Uno de los más graves problemas de este gobierno es que para justificar su existencia, todos los días alimenta el resentimiento y el odio de clase un poquito más. El que mejor y con más brutalidad lo personificó fue Luis Delía, en aquella confesión que le propinó ante los micrófonos al genial Fernando Peña. “Odio tu plata. Odio tu casa, tus coches y tu historia. Odio a la gente como vos, que defiende un país injusto e inequitativo y que vive en San isidro”.

Fernando era de clase media y laburaba como un animal. Murió joven y con lo justo. Entre su herencia más preciada, le regaló a Lanata una gata que todavía vive con Jorge, y no mucho más. Pero volviendo al día de ayer, también el presidente alimenta el odio de clase, al describir el conflicto entre la mamá y los tres hermanos Etchevehere con Dolores Etchevehere como un problema de ricos y entre ricos, como si la posesión de bienes te hiciera una persona peor. Y lo mismo hace el gobernador Axel Kicillof, al igualar a los propietarios en barrios privados con los usurpadores de Guernica o cualquier otro punto del país.

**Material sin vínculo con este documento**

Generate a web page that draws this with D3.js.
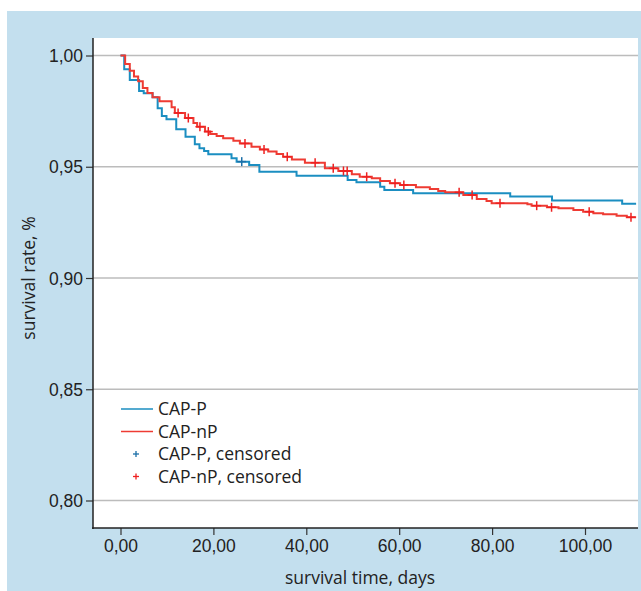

El resentimiento y el odio de clase no lleva a ninguna parte. Además, siempre, tarde o temprano, quienes lo agitan caen en la trampa de sus propias contradicciones. Delía, por ejemplo, hace años que vive del Estado, y no se le conoce actividad en el sector privado. Kicillof, al denunciar a los administradores de barrios privados que no regularizar la situación del predio, termina hablando mal de sí mismo. Porque es el gobierno del Estado el que debería solucionar ese problema. Y el presidente, quien hasta hace poco vivía en Puerto Madero, en un departamento prestado por un amigo, tampoco es un gran ejemplo de productividad ni sacrificio. Si se asumieran como lo que son, inquilinos del poder, gerentes de la política, y no los dueños de todo, este sería un mejor país, y ellos serían recordados como buenos gobernantes. Por ahora aparecen como una contradicción caminando. Además, están jugando con fuego.